Instead of interpreting ‘may i feel said he’ as describing the gradual unfolding of a relationship, I think it works better to read it as the dialogue of two lovers engaged in sexual intercourse, moving from caress in the first stanza to orgasm in the last.
As for the parentheses, Tartakovsky divides the uses of parentheses in Cummings’ poems into seven categories: 1. iconicity; 2. protection and intimacy; 3. direct address; 4. layers and frames; 5. interpolation; 6. subversion; and 7. simultaneity.
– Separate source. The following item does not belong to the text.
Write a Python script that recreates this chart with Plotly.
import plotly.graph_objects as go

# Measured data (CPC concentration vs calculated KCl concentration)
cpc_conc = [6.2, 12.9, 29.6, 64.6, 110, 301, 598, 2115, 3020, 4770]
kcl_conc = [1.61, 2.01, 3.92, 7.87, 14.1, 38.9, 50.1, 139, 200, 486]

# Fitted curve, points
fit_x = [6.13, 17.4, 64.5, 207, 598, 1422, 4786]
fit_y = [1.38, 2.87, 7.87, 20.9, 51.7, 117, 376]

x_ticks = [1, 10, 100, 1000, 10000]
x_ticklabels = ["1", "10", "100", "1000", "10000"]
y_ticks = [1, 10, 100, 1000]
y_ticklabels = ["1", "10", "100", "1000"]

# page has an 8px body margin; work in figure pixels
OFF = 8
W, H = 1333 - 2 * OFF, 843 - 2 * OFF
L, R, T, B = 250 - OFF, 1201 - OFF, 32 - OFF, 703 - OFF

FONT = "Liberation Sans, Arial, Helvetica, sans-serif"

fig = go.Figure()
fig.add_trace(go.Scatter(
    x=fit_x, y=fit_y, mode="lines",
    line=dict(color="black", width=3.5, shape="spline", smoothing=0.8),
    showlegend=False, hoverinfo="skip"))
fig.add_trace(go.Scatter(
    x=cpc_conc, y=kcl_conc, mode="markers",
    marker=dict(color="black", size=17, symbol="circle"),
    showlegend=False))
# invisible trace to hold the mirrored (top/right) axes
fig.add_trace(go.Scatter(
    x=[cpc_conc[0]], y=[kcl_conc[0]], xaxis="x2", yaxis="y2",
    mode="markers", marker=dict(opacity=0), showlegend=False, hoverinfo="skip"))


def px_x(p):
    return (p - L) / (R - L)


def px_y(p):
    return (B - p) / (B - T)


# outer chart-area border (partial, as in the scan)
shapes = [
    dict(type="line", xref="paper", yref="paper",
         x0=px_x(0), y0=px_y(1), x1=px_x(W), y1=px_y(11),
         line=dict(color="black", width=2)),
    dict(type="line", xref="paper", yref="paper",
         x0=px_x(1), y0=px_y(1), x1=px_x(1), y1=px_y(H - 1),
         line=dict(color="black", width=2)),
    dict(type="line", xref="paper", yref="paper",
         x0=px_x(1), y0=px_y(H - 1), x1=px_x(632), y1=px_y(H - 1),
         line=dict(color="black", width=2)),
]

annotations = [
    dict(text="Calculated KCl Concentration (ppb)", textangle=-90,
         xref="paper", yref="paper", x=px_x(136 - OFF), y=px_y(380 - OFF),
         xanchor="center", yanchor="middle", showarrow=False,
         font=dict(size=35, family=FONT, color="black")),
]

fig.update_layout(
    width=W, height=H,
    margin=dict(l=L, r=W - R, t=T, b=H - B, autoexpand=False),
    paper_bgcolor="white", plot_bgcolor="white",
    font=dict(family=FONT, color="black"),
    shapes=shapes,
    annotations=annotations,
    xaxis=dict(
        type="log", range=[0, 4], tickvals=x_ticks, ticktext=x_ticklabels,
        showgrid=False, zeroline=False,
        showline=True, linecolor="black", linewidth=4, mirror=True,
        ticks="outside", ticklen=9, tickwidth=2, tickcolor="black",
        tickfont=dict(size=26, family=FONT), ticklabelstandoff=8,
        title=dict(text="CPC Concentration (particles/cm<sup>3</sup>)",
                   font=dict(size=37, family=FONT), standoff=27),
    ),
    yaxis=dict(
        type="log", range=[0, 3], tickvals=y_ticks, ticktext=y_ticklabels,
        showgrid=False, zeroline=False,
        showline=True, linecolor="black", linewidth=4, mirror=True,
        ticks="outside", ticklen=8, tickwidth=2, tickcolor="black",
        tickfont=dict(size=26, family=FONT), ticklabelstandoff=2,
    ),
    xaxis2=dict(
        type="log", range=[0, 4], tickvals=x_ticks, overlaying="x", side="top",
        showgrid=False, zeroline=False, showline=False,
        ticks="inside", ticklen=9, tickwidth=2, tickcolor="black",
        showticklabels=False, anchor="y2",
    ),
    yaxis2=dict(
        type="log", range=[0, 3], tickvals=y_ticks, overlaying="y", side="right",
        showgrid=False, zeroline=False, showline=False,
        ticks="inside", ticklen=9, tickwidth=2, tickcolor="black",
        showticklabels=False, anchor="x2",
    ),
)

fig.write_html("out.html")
In the first category,
Cummings explored iconicity in many aspects of language, and when dealing with his use of parentheses the most rudimentary examples are those that draw on its graphic shape.
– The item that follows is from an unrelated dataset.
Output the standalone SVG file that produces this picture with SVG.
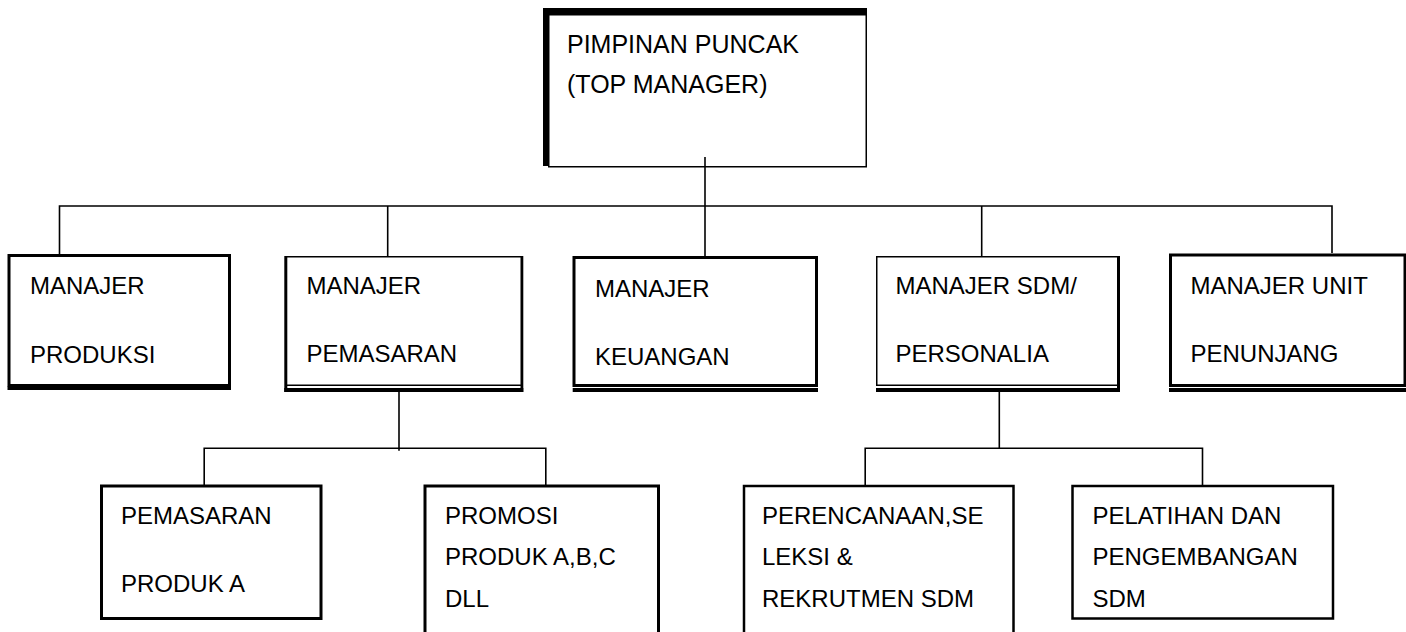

Roi Tartakovsky (2009). ‘E. E. Cummings’s Parentheses: Punctuation as Poetic Device’. Style 43:2, p. 219.
and in the second,
parentheses through their delineation of a separate space also create intimacy. Their protective capabilities and their understated status allow for something more intimate, secretive, or delicate to be put in them.
Tartakovsky, p. 225
So in ‘may i feel said he’ the parentheses could represent the lovers’ embraces (protection and intimacy) with the shape of the punctuation suggesting the lovers’ arms encircling each other (iconicity).